Other people's extroversion gives me the ick. Their insufferable *need* to constantly socialize and be around other sticky people makes me uncomfortable.
I feel deeply uncomfortable and repelled by people who constantly crave external validation, partying, and non-stop socialization, their chaotic lifestyle as a desperate mask for underlying personal issues. When drinking, they are unreliable "flight risks" who rely heavily on alcohol to function but ultimately cannot handle it.

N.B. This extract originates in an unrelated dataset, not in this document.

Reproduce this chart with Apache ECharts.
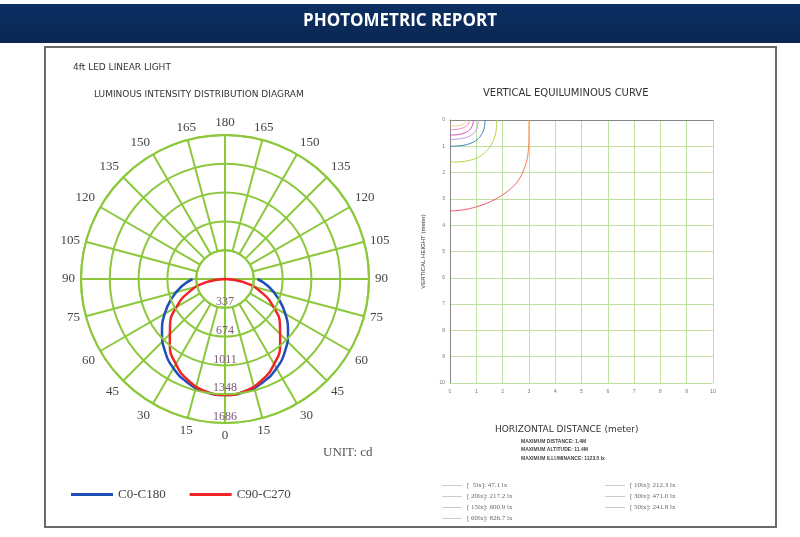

When sober, they prove equally difficult to be around, often focusing on trivial, unproductive topics and deliberately pushing my buttons to provoke an emotional reaction while being highly volatile themselves. I consider myself an "immovable introvert", I *do* protect my peace and need for solitude, their refusal to respect my boundaries inevitably leads to conflict but what disgusts me and gives me the ick is:
It grosses me out that when they can't get their supply energy vampire out of me they just run around like rats in the street at all hours, looking for the next victims to drain of energy. They don't filter for high quality connections either they just want someone, anyone to drain.
I've done my fair share of socializing, hanging with what I consider high quality folks. But I never felt like I was going to explode because I didn't hang out with them and turn rabid looking for people to soothe my need for... idk say talk to someone regarding a game or life event.